Secretary of State Condoleezza Rice told Senators Thursday she has instructed the chief of the U.S. diplomatic mission in Damascus to engage the Syrian government on the issue of Iraqi refugees. The move is part of a broader effort by the Bush administration to help deal with the refugee problem. VOA's David Gollust reports from the State Department.

Officials here dismiss suggestions that the decision by Rice signals a thaw in the frosty U.S.-Syrian relationship.

But they say it does reflect an increased focus by the Bush administration on the growing number of Iraqis who have either been displaced internally by the conflict or who have taken refuge in nearby states, mainly Jordan, Syria, Iran and Lebanon.

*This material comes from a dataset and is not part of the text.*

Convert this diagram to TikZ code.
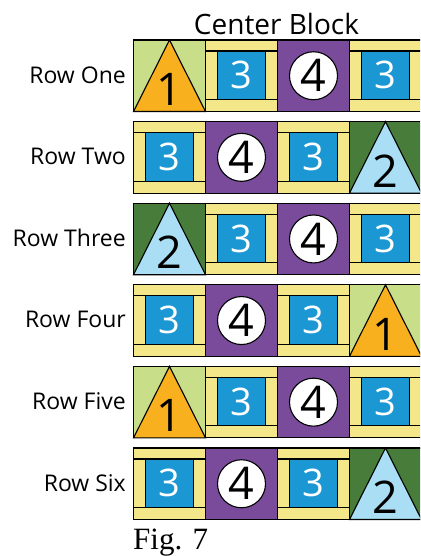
\documentclass[tikz,border=0pt]{standalone}
\usepackage{fontspec}
\setmainfont{Open Sans}
\newfontfamily\figfont{Liberation Serif}
\definecolor{qlgreen}{HTML}{C8DE88}
\definecolor{qorange}{HTML}{F8B01E}
\definecolor{qyellow}{HTML}{F4E789}
\definecolor{qblue}{HTML}{1B98D3}
\definecolor{qpurple}{HTML}{7A4A9B}
\definecolor{qdgreen}{HTML}{477C3A}
\definecolor{qlblue}{HTML}{A9DEF4}
\tikzset{
  edge/.style={draw=black,line width=1.1pt,line join=miter},
  bluesq/.style={edge,fill=qblue,text=white,inner sep=0pt,minimum width=47.4pt,minimum height=48.5pt,font=\fontsize{38}{38}\selectfont},
  whitecirc/.style={edge,circle,fill=white,inner sep=0pt,minimum size=48pt,font=\fontsize{45}{45}\selectfont},
  trinum/.style={inner sep=0pt,anchor=base,font=\fontsize{45}{45}\selectfont},
  rowlabel/.style={anchor=east,inner sep=0pt,font=\fontsize{23}{23}\selectfont},
}
\newcommand{\qthree}[3]{%
  \begin{scope}[shift={(#1,#2)}]
    \path[edge,fill=qyellow] (0,0) rectangle (72,71.5);
    \draw[edge] (0,11) -- (72,11);
    \draw[edge] (0,59.5) -- (72,59.5);
    \node[bluesq] (#3) at (36,35.25) {3};
  \end{scope}}
\newcommand{\qfour}[3]{%
  \begin{scope}[shift={(#1,#2)}]
    \path[edge,fill=qpurple] (0,0) rectangle (72,71.5);
    \node[whitecirc] (#3) at (36,35.75) {4};
  \end{scope}}
\newcommand{\qtri}[6]{% x y name bg fg number
  \begin{scope}[shift={(#1,#2)}]
    \path[edge,fill=#4] (0,0) rectangle (72,71.5);
    \path[edge,fill=#5] (0,71.5) -- (36,0) -- (72,71.5) -- cycle;
    \node[trinum] (#3) at (36,65.5) {#6};
  \end{scope}}
\begin{document}
\begin{tikzpicture}[x=1pt,y=-1pt]
\useasboundingbox (0,0) rectangle (420,556);
\clip (0,0) rectangle (420,556);
\node[anchor=base,inner sep=0pt,font=\fontsize{28}{28}\selectfont] (title) at (276.5,35) {Center Block};
% Row one
\node[rowlabel] (l1) at (126,75.75) {Row One};
\qtri{133.5}{40}{n11}{qlgreen}{qorange}{1}
\qthree{205.5}{40}{n12}
\qfour{277.5}{40}{n13}
\qthree{349.5}{40}{n14}
% Row two
\node[rowlabel] (l2) at (126,156.35) {Row Two};
\qthree{133.5}{121.6}{n21}
\qfour{205.5}{121.6}{n22}
\qthree{277.5}{121.6}{n23}
\qtri{349.5}{121.6}{n24}{qdgreen}{qlblue}{2}
% Row three
\node[rowlabel] (l3) at (126,237.95) {Row Three};
\qtri{133.5}{203.2}{n31}{qdgreen}{qlblue}{2}
\qthree{205.5}{203.2}{n32}
\qfour{277.5}{203.2}{n33}
\qthree{349.5}{203.2}{n34}
% Row four
\node[rowlabel] (l4) at (126,319.55) {Row Four};
\qthree{133.5}{284.8}{n41}
\qfour{205.5}{284.8}{n42}
\qthree{277.5}{284.8}{n43}
\qtri{349.5}{284.8}{n44}{qlgreen}{qorange}{1}
% Row five
\node[rowlabel] (l5) at (126,401.15) {Row Five};
\qtri{133.5}{366.4}{n51}{qlgreen}{qorange}{1}
\qthree{205.5}{366.4}{n52}
\qfour{277.5}{366.4}{n53}
\qthree{349.5}{366.4}{n54}
% Row six
\node[rowlabel] (l6) at (126,482.75) {Row Six};
\qthree{133.5}{448}{n61}
\qfour{205.5}{448}{n62}
\qthree{277.5}{448}{n63}
\qtri{349.5}{448}{n64}{qdgreen}{qlblue}{2}
\node[anchor=base west,inner sep=0pt,font=\figfont\fontsize{31}{31}\selectfont] (fig) at (133,549) {Fig. 7};
\end{tikzpicture}
\end{document}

Rice disclosed the move at a Senate Foreign Relations Committee hearing in response to questioning from Republican Senator Chuck Hagel, a leading critic of administration Iraq policy, who said the problem of displaced Iraqis is immense and getting worse:

"There is general agreement that around two million Iraqis have left that country, a third of the doctors at least, have left that country," said Hagel. "And we could go through an entire agenda, inventory of demographics on this. But we also have to factor in, as you do, the realities of the security issue in Baghdad and other areas, in which we now know that ethnic cleansing is occurring."

Though Senator Hagel suggested that there was little the United States could do given a lack of dialogue with Iran and Syria, Secretary Rice said that unlike Iran the United States maintains diplomatic relations with Syria and that American charge d'affaires Michael Corbin has been told to take up the issue with the Damascus government:

"I have authorized our charge to talk with the Syrians," she said. "We have a charge there who does have discussions with the Syrians about a variety of things. But I have authorized him explicitly to talk to the Syrians about the issue of refugees."

Rice also said the United States is in close contact on the issue with Jordan, where the United Nations estimates that as many as 700,000 Iraqis are living.

A senior official here said the instructions to the U.S. envoy in Syria went out earlier this week in connection with the announcement of the creation of a new State Department task force on Iraqi refugees and the internally displaced.

The task force, headed by Undersecretary of State for Democracy and Global Affairs Paula Dobriansky, is to report to Rice in a few weeks on how to better target U.S. refugee assistance, and also deal the problem of Iraqis put at risk because of their work for the U.S. government.

The secretary of state is scheduled to discuss the issue next week in a meeting with the U.N. High Commissioner for Refugees, Antonio Gutierrez.

The Bush administration has come under criticism in Congress and elsewhere for admitting fewer that 500 Iraqi refugees since 2003.

The senior official who spoke to reporters said it was premature to discuss the admission of more Iraqis, but did not rule it out.

Under current legislation, the United States admits 70,000 officially-designated refugees each year.

Most of them are admitted through a system of regional allocations under which 5,500 a year currently come from the Middle East.